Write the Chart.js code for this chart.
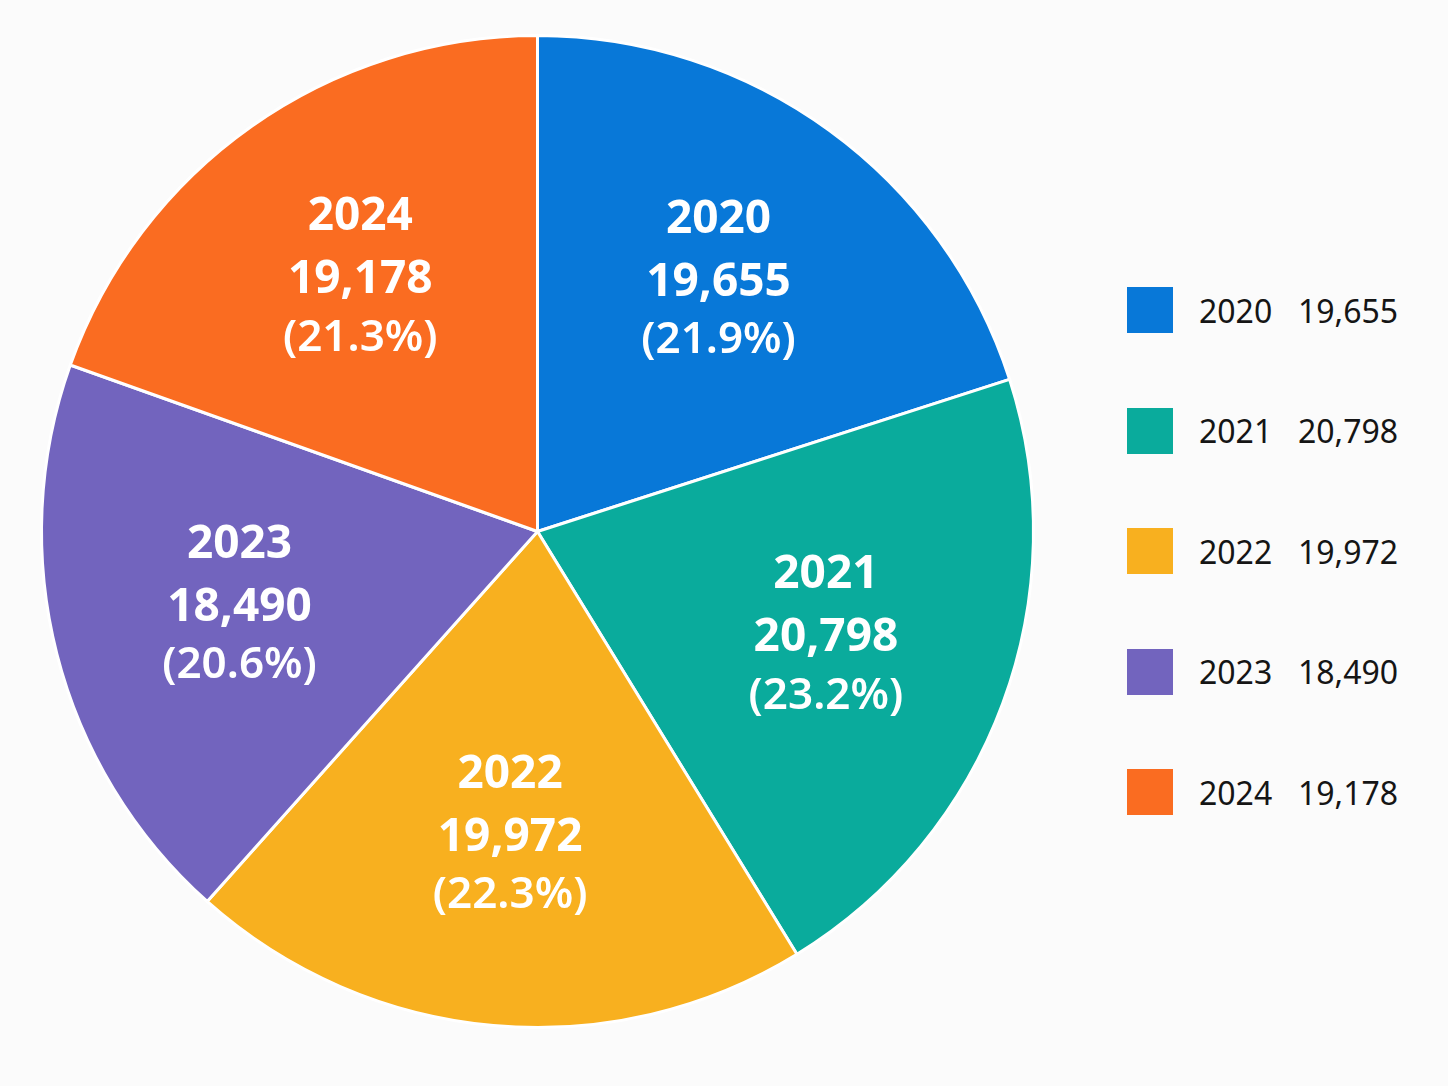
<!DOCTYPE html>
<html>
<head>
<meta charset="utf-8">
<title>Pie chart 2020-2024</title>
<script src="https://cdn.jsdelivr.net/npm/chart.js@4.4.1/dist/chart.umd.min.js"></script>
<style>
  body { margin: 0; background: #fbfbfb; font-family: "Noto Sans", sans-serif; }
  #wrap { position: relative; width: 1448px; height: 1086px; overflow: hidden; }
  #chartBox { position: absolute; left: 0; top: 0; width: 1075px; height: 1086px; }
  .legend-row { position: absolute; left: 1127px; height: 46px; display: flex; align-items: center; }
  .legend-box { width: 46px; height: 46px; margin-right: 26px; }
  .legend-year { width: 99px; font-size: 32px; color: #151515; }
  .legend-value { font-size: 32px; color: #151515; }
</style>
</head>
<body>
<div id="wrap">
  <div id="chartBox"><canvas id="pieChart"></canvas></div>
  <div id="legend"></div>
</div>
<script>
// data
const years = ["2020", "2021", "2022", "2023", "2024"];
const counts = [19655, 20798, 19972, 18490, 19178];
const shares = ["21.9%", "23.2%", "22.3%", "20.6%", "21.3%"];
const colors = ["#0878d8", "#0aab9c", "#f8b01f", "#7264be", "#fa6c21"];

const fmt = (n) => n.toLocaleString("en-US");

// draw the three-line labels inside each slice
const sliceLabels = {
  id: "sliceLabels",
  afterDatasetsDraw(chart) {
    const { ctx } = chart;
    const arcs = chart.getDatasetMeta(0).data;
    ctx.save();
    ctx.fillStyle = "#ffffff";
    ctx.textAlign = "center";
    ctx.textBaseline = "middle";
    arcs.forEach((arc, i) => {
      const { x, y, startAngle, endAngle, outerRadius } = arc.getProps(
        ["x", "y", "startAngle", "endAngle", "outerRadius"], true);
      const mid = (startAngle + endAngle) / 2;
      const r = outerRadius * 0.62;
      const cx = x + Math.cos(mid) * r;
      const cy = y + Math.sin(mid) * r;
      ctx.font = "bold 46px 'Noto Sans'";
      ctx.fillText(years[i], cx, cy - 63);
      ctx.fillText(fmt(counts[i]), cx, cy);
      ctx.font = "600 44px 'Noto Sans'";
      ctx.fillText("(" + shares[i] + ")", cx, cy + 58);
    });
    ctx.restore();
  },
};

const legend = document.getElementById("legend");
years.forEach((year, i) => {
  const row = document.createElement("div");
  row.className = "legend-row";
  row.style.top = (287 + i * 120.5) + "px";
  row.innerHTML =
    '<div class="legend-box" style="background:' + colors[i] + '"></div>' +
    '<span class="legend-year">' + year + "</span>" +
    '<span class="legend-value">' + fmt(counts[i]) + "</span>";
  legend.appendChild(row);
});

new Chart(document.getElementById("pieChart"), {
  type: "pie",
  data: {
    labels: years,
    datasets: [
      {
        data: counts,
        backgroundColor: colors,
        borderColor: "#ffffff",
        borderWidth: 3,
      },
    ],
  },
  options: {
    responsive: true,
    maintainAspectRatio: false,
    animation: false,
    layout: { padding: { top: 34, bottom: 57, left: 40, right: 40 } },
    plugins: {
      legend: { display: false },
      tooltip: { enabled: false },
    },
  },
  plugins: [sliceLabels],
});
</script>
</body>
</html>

**What is asked:**
Transcribe the material as is, with images omitted.

**Task solution:**
Write the Chart.js code for this chart.
<!DOCTYPE html>
<html>
<head>
<meta charset="utf-8">
<title>Pie chart 2020-2024</title>
<script src="https://cdn.jsdelivr.net/npm/chart.js@4.4.1/dist/chart.umd.min.js"></script>
<style>
  body { margin: 0; background: #fbfbfb; font-family: "Noto Sans", sans-serif; }
  #wrap { position: relative; width: 1448px; height: 1086px; overflow: hidden; }
  #chartBox { position: absolute; left: 0; top: 0; width: 1075px; height: 1086px; }
  .legend-row { position: absolute; left: 1127px; height: 46px; display: flex; align-items: center; }
  .legend-box { width: 46px; height: 46px; margin-right: 26px; }
  .legend-year { width: 99px; font-size: 32px; color: #151515; }
  .legend-value { font-size: 32px; color: #151515; }
</style>
</head>
<body>
<div id="wrap">
  <div id="chartBox"><canvas id="pieChart"></canvas></div>
  <div id="legend"></div>
</div>
<script>
// data
const years = ["2020", "2021", "2022", "2023", "2024"];
const counts = [19655, 20798, 19972, 18490, 19178];
const shares = ["21.9%", "23.2%", "22.3%", "20.6%", "21.3%"];
const colors = ["#0878d8", "#0aab9c", "#f8b01f", "#7264be", "#fa6c21"];

const fmt = (n) => n.toLocaleString("en-US");

// draw the three-line labels inside each slice
const sliceLabels = {
  id: "sliceLabels",
  afterDatasetsDraw(chart) {
    const { ctx } = chart;
    const arcs = chart.getDatasetMeta(0).data;
    ctx.save();
    ctx.fillStyle = "#ffffff";
    ctx.textAlign = "center";
    ctx.textBaseline = "middle";
    arcs.forEach((arc, i) => {
      const { x, y, startAngle, endAngle, outerRadius } = arc.getProps(
        ["x", "y", "startAngle", "endAngle", "outerRadius"], true);
      const mid = (startAngle + endAngle) / 2;
      const r = outerRadius * 0.62;
      const cx = x + Math.cos(mid) * r;
      const cy = y + Math.sin(mid) * r;
      ctx.font = "bold 46px 'Noto Sans'";
      ctx.fillText(years[i], cx, cy - 63);
      ctx.fillText(fmt(counts[i]), cx, cy);
      ctx.font = "600 44px 'Noto Sans'";
      ctx.fillText("(" + shares[i] + ")", cx, cy + 58);
    });
    ctx.restore();
  },
};

const legend = document.getElementById("legend");
years.forEach((year, i) => {
  const row = document.createElement("div");
  row.className = "legend-row";
  row.style.top = (287 + i * 120.5) + "px";
  row.innerHTML =
    '<div class="legend-box" style="background:' + colors[i] + '"></div>' +
    '<span class="legend-year">' + year + "</span>" +
    '<span class="legend-value">' + fmt(counts[i]) + "</span>";
  legend.appendChild(row);
});

new Chart(document.getElementById("pieChart"), {
  type: "pie",
  data: {
    labels: years,
    datasets: [
      {
        data: counts,
        backgroundColor: colors,
        borderColor: "#ffffff",
        borderWidth: 3,
      },
    ],
  },
  options: {
    responsive: true,
    maintainAspectRatio: false,
    animation: false,
    layout: { padding: { top: 34, bottom: 57, left: 40, right: 40 } },
    plugins: {
      legend: { display: false },
      tooltip: { enabled: false },
    },
  },
  plugins: [sliceLabels],
});
</script>
</body>
</html>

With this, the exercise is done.